In September 2016, an installation opened at the Armory Arts Center in New York that explored the cultural multiplicities of grief as expressed in different countries, from Ecuador to Ghana to Burkina Faso to Cambodia. For the installation, “An Occupation of Loss,” artist Taryn Simon brought together professional mourners from 15 different countries to broadcast their grief to the gathered audience. Many of the professional mourners hailed from families in which the art of mourning had been passed down through many generations.
Visitors entered the the venue through a fire escape and walked onto a balcony overlooking a vast space populated by 11 tall concrete towers arranged in a semi-circle. As mourners emerged from the darkness and filed into each of the towers, the visitors descended the stairs as the mourners began to vocalize their lamentations. The voices rose in a cacophonous wail and then fell away to a single voice and finally lapsed into a deep meditative silence. “I have heard this kind of mourning referred to as melodicised speech and also as tuneful weeping,” Simon said after the performance. “It can sound like music, but it is not music. It is a heightened expression of loss that comes from a place beyond words, beyond language, a purely sonic experience.”
In one tower, a blind Ecuadorian mourner played the accordion and passionately sang. For the last 40 years, he has played four or five funerals a day.
In another tower, a woman from Ghana wept while she sang, then turned it off abruptly and composed herself with a level of mastery over her emotional expression that revealed her highly developed skill as a performer.

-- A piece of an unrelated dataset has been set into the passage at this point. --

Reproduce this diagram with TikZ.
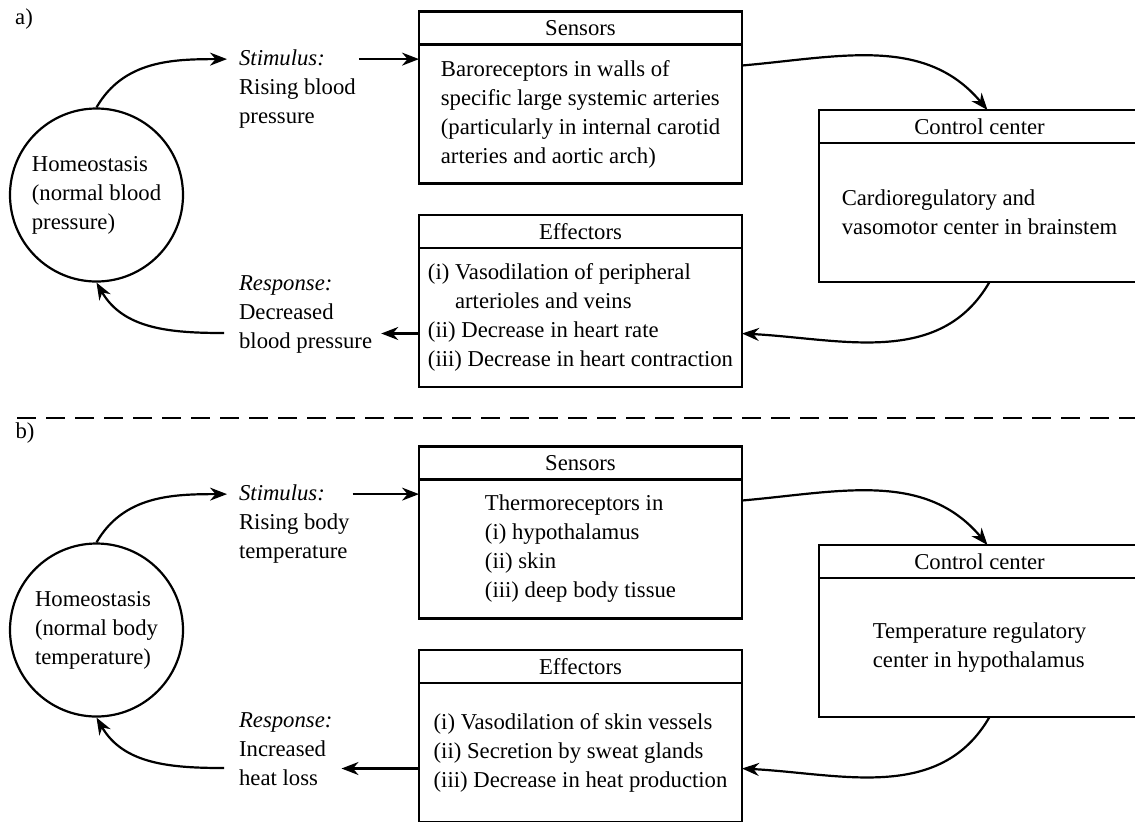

While there is nothing quite so raw as the experience of grief for families and friends, professional mourners are paid to express the grief. “For the audience to think about how something that seems so pure and private is being shaped and performed scrambles everything,” Simon explains. The piece explores that tension, and viewers are prodded to confront their own feelings about the intense emotional expression being displayed without any explicit implied reason: The mourners aren’t mourning anyone in particular.
Simon spent seven years developing “An Occupation of Loss.” Four of those years were spent collecting affidavits and references from anthropologists and academics in order to secure visas for the performers. Some visas required repeated attempts. It was an experience fraught with uncertainty and frustration.
“An Occupation of Loss” throws into relief Western expressions of collective mourning, which are controlled and shaped by institutions and ideology to prevent disruptive expressions of raw emotion. Speaking on the Parkland school shooting in Florida, Simon says, “There was not a unified voice of loss, so the children had to step into that space.”